The spoken word has been an integral part of African-American history and culture. It helps the community to remember its past and express hopes for tomorrow. A new generation continues the tradition. Few have mastered the art as well as 19-year-old Amanda Gorman.

Gorman was named the first national youth poet laureate in April, Poets & Writers reported. The award recognizes a teen poet who demonstrate literary talent and community engagement.

The Harvard University sophomore from Los Angeles is the founder and CEO of One Pen One Page, a nonprofit organization that seeks to change the world through student storytellers. Poets & Writers said Gorman’s writing focuses on the area where feminism, race, youth and community intersect.

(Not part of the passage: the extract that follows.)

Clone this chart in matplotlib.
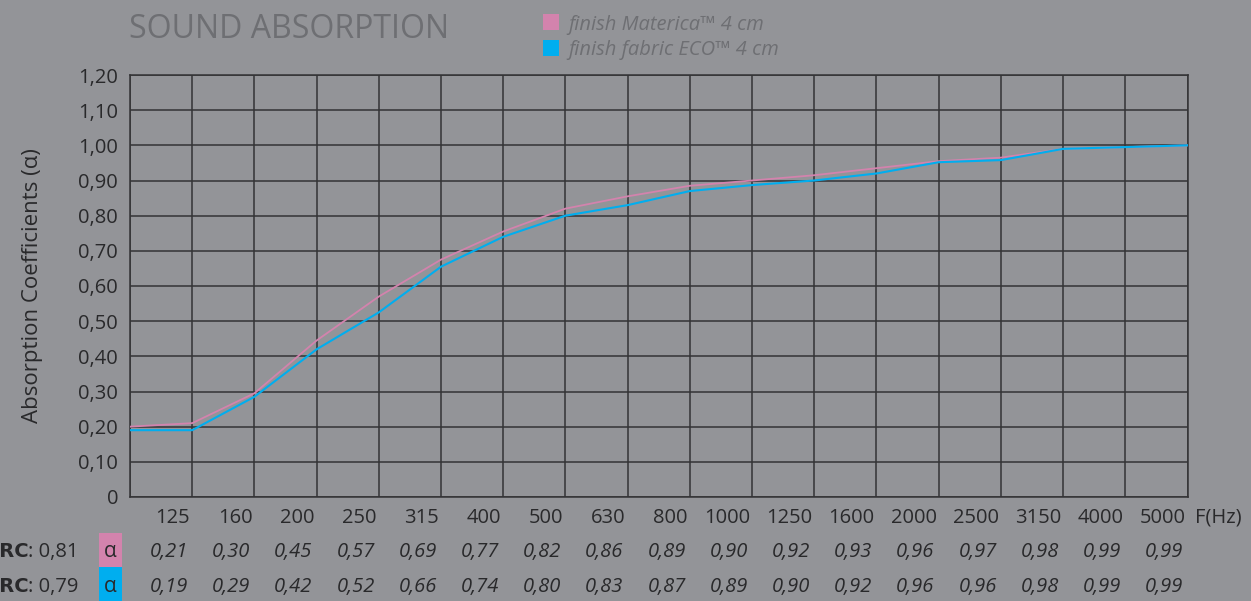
import matplotlib
matplotlib.use("Agg")
import matplotlib.pyplot as plt
from matplotlib.patches import Rectangle

plt.rcParams['font.family'] = ['Open Sans', 'DejaVu Sans']

# frequency bands (Hz)
freqs = ["125", "160", "200", "250", "315", "400", "500", "630", "800", "1000",
         "1250", "1600", "2000", "2500", "3150", "4000", "5000"]

# values printed in the table
materica_tab = [0.21, 0.30, 0.45, 0.57, 0.69, 0.77, 0.82, 0.86, 0.89, 0.90,
                0.92, 0.93, 0.96, 0.97, 0.98, 0.99, 0.99]
eco_tab = [0.19, 0.29, 0.42, 0.52, 0.66, 0.74, 0.80, 0.83, 0.87, 0.89,
           0.90, 0.92, 0.96, 0.96, 0.98, 0.99, 0.99]

# curves as drawn (first point is the left edge of the grid)
materica_curve = [0.20, 0.21, 0.295, 0.445, 0.57, 0.675, 0.755, 0.82, 0.855, 0.885,
                  0.90, 0.915, 0.935, 0.955, 0.965, 0.99, 0.995, 1.0]
eco_curve = [0.19, 0.19, 0.285, 0.42, 0.525, 0.655, 0.74, 0.80, 0.83, 0.87,
             0.887, 0.90, 0.92, 0.952, 0.958, 0.99, 0.995, 1.0]

nrc = ["0,81", "0,79"]
legend_labels = ["finish Materica™ 4 cm", "finish fabric ECO™ 4 cm"]

BG = '#939498'
GRID = '#333335'
DARK = '#29292b'
LIGHT = '#6e6f73'
PINK = '#d383ad'
BLUE = '#00aeef'

W, H = 1251, 601
fig = plt.figure(figsize=(W / 100, H / 100), dpi=100, facecolor=BG)


def fx(px):
    return px / W


def fy(py):
    return 1 - py / H


ax_l, ax_r, ax_t, ax_b = 130, 1187.5, 75, 497
ax = fig.add_axes([fx(ax_l), fy(ax_b), fx(ax_r - ax_l), (ax_b - ax_t) / H])
ax.set_facecolor(BG)

xs = list(range(len(materica_curve)))
ax.plot(xs, materica_curve, color=PINK, lw=1.3, zorder=3)
ax.plot(xs, eco_curve, color=BLUE, lw=1.5, zorder=4)

ax.set_xlim(0, len(freqs))
ax.set_ylim(0, 1.2)
yt = [i / 10 for i in range(13)]
ax.set_yticks(yt)
ax.set_yticklabels(["0"] + [("%.2f" % v).replace('.', ',') for v in yt[1:]],
                   fontsize=14.5, color=DARK)
ax.set_xticks(range(len(freqs) + 1))
ax.set_xticklabels([])
ax.tick_params(axis='both', length=0)
ax.tick_params(axis='y', pad=8.5)
ax.grid(True, color=GRID, lw=1.1, zorder=1)
ax.set_axisbelow(True)
for s in ax.spines.values():
    s.set_color(GRID)
    s.set_linewidth(1.1)

ax.set_ylabel("Absorption Coefficients (α)", fontsize=16, color=DARK, labelpad=25)

# frequency labels and table rows below the axes
for i, f in enumerate(freqs):
    ax.annotate(f, xy=(i + 1, 0), xycoords=('data', 'axes fraction'),
                xytext=(-2, ax_b - 523), textcoords='offset pixels',
                ha='right', va='baseline', fontsize=14.5, color=DARK)
    for vals, base in ((materica_tab, 557), (eco_tab, 592)):
        ax.annotate(("%.2f" % vals[i]).replace('.', ','), xy=(i + 1, 0),
                    xycoords=('data', 'axes fraction'),
                    xytext=(-4, ax_b - base), textcoords='offset pixels',
                    ha='right', va='baseline', fontsize=14.5, color=DARK,
                    style='italic')

fig.text(fx(1195), fy(523), "F(Hz)", ha='left', va='baseline', fontsize=14.5, color=DARK)

# NRC labels, clipped at the left edge like the original
for val, base, col, (top, bot) in ((nrc[0], 557, PINK, (533, 567)),
                                   (nrc[1], 592, BLUE, (567, 601))):
    fig.text(fx(28.5), fy(base), "NRC", ha='right', va='baseline', fontsize=14,
             color=DARK, weight='bold', family='DejaVu Sans')
    fig.text(fx(28.5), fy(base), ": " + val, ha='left', va='baseline', fontsize=14.5,
             color=DARK)
    fig.add_artist(Rectangle((fx(99), fy(bot)), fx(23), (bot - top) / H,
                             transform=fig.transFigure, color=col, lw=0))
    fig.text(fx(110.5), fy(base), "α", ha='center', va='baseline', fontsize=15,
             color=DARK)

# title and legend
fig.text(fx(129), fy(38), "SOUND ABSORPTION", ha='left', va='baseline',
         fontsize=23, color=LIGHT)
for lab, col, base, top in ((legend_labels[0], PINK, 30, 14),
                            (legend_labels[1], BLUE, 55, 40)):
    fig.add_artist(Rectangle((fx(543), fy(top + 16)), fx(16), 16 / H,
                             transform=fig.transFigure, color=col, lw=0))
    fig.text(fx(568), fy(base), lab, ha='left', va='baseline', fontsize=14.5,
             color=LIGHT, style='italic')

fig.savefig("out.png", dpi=100, facecolor=BG)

She also cares passionately about the arts. One of her current campaigns seeks to prevent budget cuts to the National Endowment for the Arts.

 

The writer told the New York Times that she feels “like a unicorn” because so few people are aware of the youth laureate award. However, she intends to use her position to make a difference in the world.

 

“I did a lot of sitting back and thinking about what I wanted for myself and what I wanted for my country: more unity, more support for the arts and more opportunities for young writers from marginalized groups,” she told the newspaper.

She comes to the post with some experience addressing many of the world’s challenges. The Times noted that Gorman was a youth delegate for the United Nations in 2013. “It really opened my eyes to the possibilities of what I could accomplish,” she said.